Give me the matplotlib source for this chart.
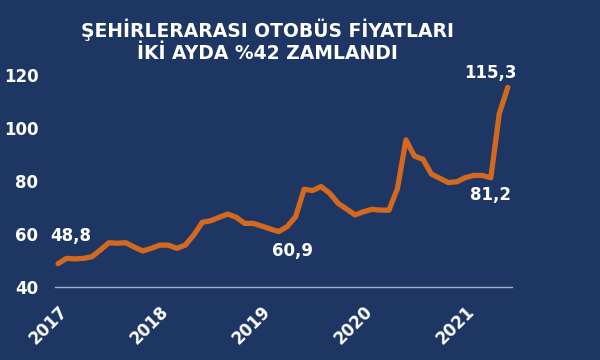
import matplotlib.pyplot as plt

# monthly index, Jan 2017 .. Jun 2021
prices = [
    48.8, 50.8, 50.6, 50.8, 51.4, 54.0, 56.7, 56.5, 56.7, 55.0, 53.6, 54.6,
    55.8, 55.8, 54.6, 55.8, 59.6, 64.4, 65.0, 66.3, 67.5, 66.3, 64.0, 64.0,
    63.0, 61.9, 60.9, 62.8, 66.5, 76.9, 76.4, 77.9, 75.4, 71.6, 69.4, 67.2,
    68.4, 69.3, 69.0, 69.0, 77.2, 95.5, 89.4, 88.2, 82.6, 81.0, 79.4, 79.7,
    81.3, 82.1, 82.1, 81.2, 105.5, 115.3,
]
years = ["2017", "2018", "2019", "2020", "2021"]
y_ticks = [40, 60, 80, 100, 120]
# (month index, text, offset in pixels)
labels = [
    (0, "48,8", (13, 28)),
    (26, "60,9", (14, -19)),
    (51, "81,2", (0, -17)),
    (53, "115,3", (-17, 14)),
]

BG = "#1e3663"
LINE = "#d2691e"

plt.rcParams["font.family"] = "DejaVu Sans"
plt.rcParams["font.weight"] = "bold"

fig = plt.figure(figsize=(6, 3.6), dpi=100, facecolor=BG)
ax = fig.add_axes([0.0917, 0.2028, 0.7617, 0.597])
ax.set_facecolor(BG)

months = list(range(len(prices)))
ax.plot(months, prices, color=LINE, linewidth=3.8, solid_capstyle="round",
        solid_joinstyle="round")

ax.set_xlim(-0.35, 53.5)
ax.set_ylim(40, 121.1)

for s in ["top", "right", "left"]:
    ax.spines[s].set_visible(False)
ax.spines["bottom"].set_color("#9fb0cc")
ax.spines["bottom"].set_linewidth(1)

ax.set_yticks(y_ticks)
ax.set_yticklabels([str(v) for v in y_ticks])
ax.set_xticks([12 * i for i in range(len(years))])
ax.set_xticklabels(years, rotation=45, ha="right", va="top",
                   rotation_mode="anchor")
ax.tick_params(axis="both", length=0, colors="white", labelsize=12)
ax.tick_params(axis="y", pad=12)
ax.tick_params(axis="x", pad=11)

for idx, text, off in labels:
    ax.annotate(text, xy=(idx, prices[idx]), xytext=off,
                textcoords="offset pixels", ha="center", va="center",
                color="white", fontsize=12, fontweight="bold")

fig.text(0.446, 0.886, "ŞEHİRLERARASI OTOBÜS FİYATLARI\nİKİ AYDA %42 ZAMLANDI",
         ha="center", va="center", color="white", fontsize=13.5,
         fontweight="bold", linespacing=1.2)

fig.savefig("out.png", dpi=100, facecolor=BG)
----------------
Work to be completed: Count how many lines in the data above hold the string "matplotlib", and give the number with no other words.

Written response: 2